In order to activate it, customers will be required to submit certain information (their BVN, the value of the full repayment amount, the duration of the facility and the repayment account). In the event of a loan default, the GSI is triggered by the Creditor-bank activating the mandate, specifying the amount to be recovered.

Critique

I believe that the initiative overlooks the implications of the legal relationship between a bank and its customer, which is essentially contractual. Having regard to the GSI, its legal background viv-a-vis all the parties involved, in my view, is the separate contractual relationship which exists between each bank (the lending bank and the setting-off bank) and the customer, inter se .

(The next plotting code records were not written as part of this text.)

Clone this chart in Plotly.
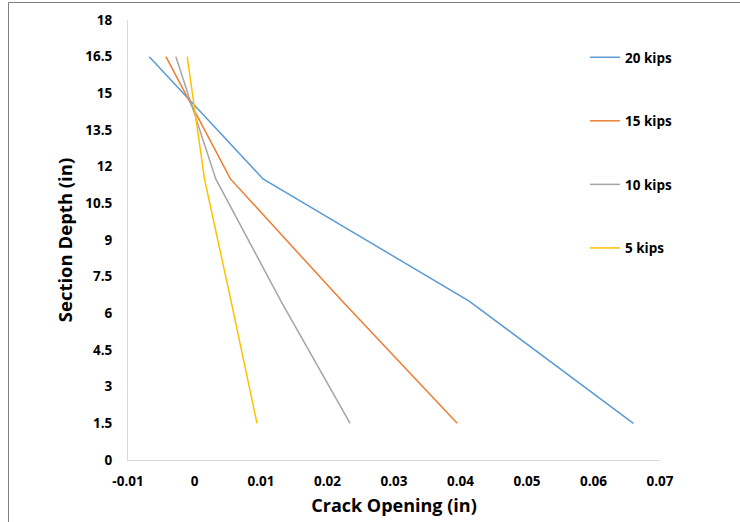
import plotly.graph_objects as go

depth = [16.5, 11.5, 6.5, 1.5]
series_names = ["20 kips", "15 kips", "10 kips", "5 kips"]
open_20 = [-0.0068, 0.0103, 0.0413, 0.0660]
open_15 = [-0.0043, 0.0054, 0.0222, 0.0395]
open_10 = [-0.0028, 0.0032, 0.0130, 0.0234]
open_5 = [-0.0011, 0.0015, 0.0055, 0.0094]
colors = ["#5B9BD5", "#ED7D31", "#A5A5A5", "#FFC000"]
x_ticks = [-0.01, 0, 0.01, 0.02, 0.03, 0.04, 0.05, 0.06, 0.07]
x_tick_text = ["-0.01", "0", "0.01", "0.02", "0.03", "0.04", "0.05", "0.06", "0.07"]
y_ticks = [0, 1.5, 3, 4.5, 6, 7.5, 9, 10.5, 12, 13.5, 15, 16.5, 18]
y_tick_text = ["0", "1.5", "3", "4.5", "6", "7.5", "9", "10.5", "12", "13.5", "15", "16.5", "18"]

FONT = "Open Sans"
fig = go.Figure()
for name, xs, c in zip(series_names, [open_20, open_15, open_10, open_5], colors):
    fig.add_trace(go.Scatter(x=xs, y=depth, mode="lines", name=name,
                             line=dict(color=c, width=1.5), legendgroup=name))

W, H = 740, 522
L, R, T = 128, 660, 20
BM = 62  # bottom margin
B = H - BM
pw, ph = R - L, B - T

def px_x(p):
    return (p - L) / pw

def px_y(p):
    return (B - p) / ph

fig.update_layout(
    width=W, height=H,
    margin=dict(l=L, r=W - R, t=T, b=BM, autoexpand=False),
    paper_bgcolor="white", plot_bgcolor="white",
    font=dict(family=FONT, color="#000000"),
    showlegend=True,
    legend=dict(x=px_x(585), y=px_y(42), xanchor="left", yanchor="top",
                tracegroupgap=43, itemwidth=30,
                font=dict(family=FONT, size=13.5, color="#000000", weight="bold"),
                bgcolor="rgba(0,0,0,0)"),
    xaxis=dict(range=[-0.01, 0.07], tickmode="array", tickvals=x_ticks, ticktext=x_tick_text,
               showgrid=False, zeroline=False, showline=True, linecolor="#D9D9D9", linewidth=1,
               automargin=False,
               ticks="outside", ticklen=9, tickcolor="rgba(0,0,0,0)",
               tickfont=dict(family=FONT, size=13.5, color="#000000", weight="bold"),
               title=dict(text="Crack Opening (in)", font=dict(family=FONT, size=18, color="#000000", weight="bold"),
                          standoff=10)),
    yaxis=dict(range=[0, 18], tickmode="array", tickvals=y_ticks, ticktext=y_tick_text,
               showgrid=False, zeroline=False, showline=True, linecolor="#D9D9D9", linewidth=1,
               automargin=False,
               ticks="outside", ticklen=12, tickcolor="rgba(0,0,0,0)",
               tickfont=dict(family=FONT, size=13.5, color="#000000", weight="bold"),
               title=dict(text="Section Depth (in)", font=dict(family=FONT, size=18.5, color="#000000", weight="bold"),
                          standoff=7)),
)

# outer chart frame (left and top edges visible)
fig.add_shape(type="rect", xref="paper", yref="paper", layer="above",
              x0=px_x(8.5), x1=px_x(800), y0=px_y(2.5), y1=px_y(600),
              line=dict(color="#7F7F7F", width=1), fillcolor="rgba(0,0,0,0)")

fig.write_html("out.html", config={"displayModeBar": False},
               post_script="document.body.style.margin='0';")
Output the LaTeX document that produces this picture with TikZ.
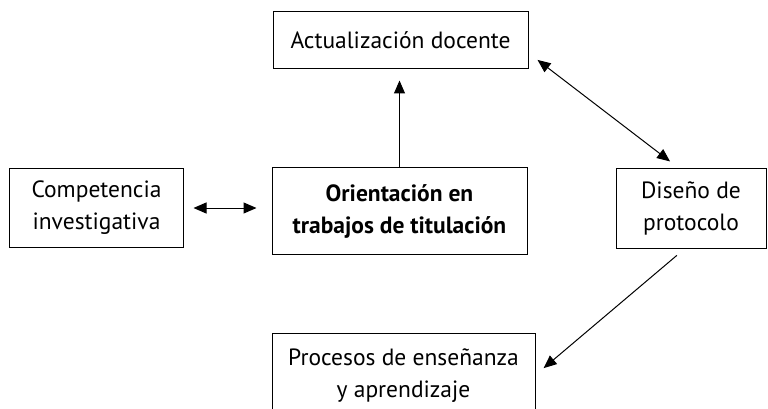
\documentclass[tikz,border=0pt]{standalone}
\usepackage{fontspec}
\setmainfont{PT Sans}
\usetikzlibrary{arrows.meta,calc}
\tikzset{
  box/.style={draw, line width=1pt, align=center, inner sep=0pt,
    font=\fontsize{23.5}{32}\selectfont},
  link/.style={line width=1pt, -{Triangle[length=13pt,width=11pt]}},
  dbllink/.style={line width=1pt,
    {Triangle[length=13pt,width=11pt]}-{Triangle[length=13pt,width=11pt]}}
}
\begin{document}
\begin{tikzpicture}[x=1pt,y=-1pt]
    \useasboundingbox (0,0) rectangle (768,409);
    \clip (0,0) rectangle (768,409);

    % Draw the boxes
    \node[box, minimum width=255pt, minimum height=57pt] (actual) at (400.5,40.5) {Actualización docente};
    \node[box, minimum width=174pt, minimum height=79pt] (comp) at (96.5,208) {Competencia\\investigativa};
    \node[box, minimum width=255pt, minimum height=87pt] (orient) at (399.5,211) {\bfseries Orientación en\\\bfseries trabajos de titulación};
    \node[box, minimum width=150pt, minimum height=80pt] (diseno) at (691,208) {Diseño de\\protocolo};
    \node[box, minimum width=263pt, minimum height=86pt] (proc) at (403.5,376) {Procesos de enseñanza\\y aprendizaje};

    % Draw the arrows
    \draw[link, shorten >=11pt] (orient.north) -- (orient.north |- actual.south);
    \draw[dbllink, shorten <=9.5pt, shorten >=15pt] (comp.east) -- (comp.east -| orient.west);
    \draw[dbllink, shorten <=11.4pt, shorten >=10pt] ($(actual.east)+(0,12.5)$) -- ($(diseno.north)+(-13,0)$);
    \draw[link, shorten <=10.6pt, shorten >=10.6pt] ($(diseno.south)+(-6,0)$) -- ($(proc.east)+(0,-1)$);
\end{tikzpicture}
\end{document}
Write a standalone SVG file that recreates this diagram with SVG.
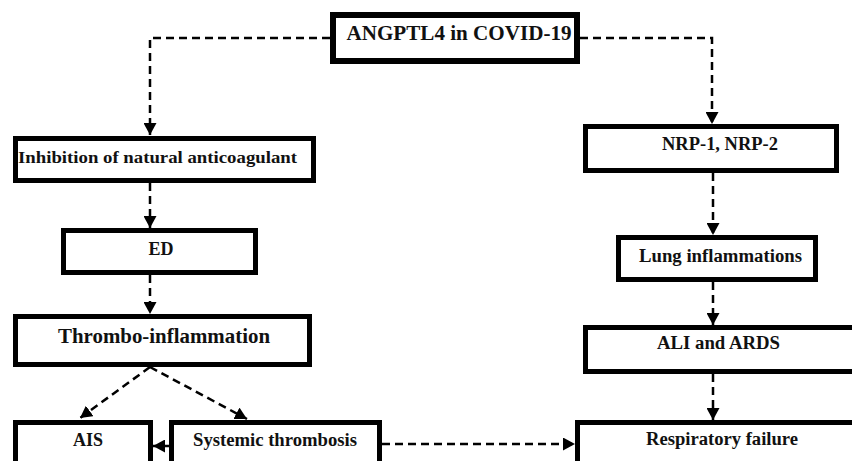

It is trite law that only parties to a contract are bound by it and no one may enforce it except the parties themselves – even if the contract was made for the benefit of a third party. This means, in this context, that any undertaking which a customer gives to a bank to set off any debt due from him to that bank against any money which he may have in another bank, is not legally enforceable against the second bank – unless that bank was a party to the undertaking.

The apparent answer to this might be that the debtor is estopped by his undertaking from resisting the set-off. However – just like contracts – estoppel also applies only to parties or their privies. I believe that this excludes the second bank, because it is not the privy of the first bank, either in law or in estate – the only two (out of the three) categories of privies recognized by law for the application of the doctrine, which might be applicable in the circumstances.

I believe that the foregoing raises the question of the legal status of CBN’s said policy/directive: does it have the force of law? Can it be justified under any provision of the CBN Act and/or any other law? Can it displace or override the contractual relationship between a customer and a bank?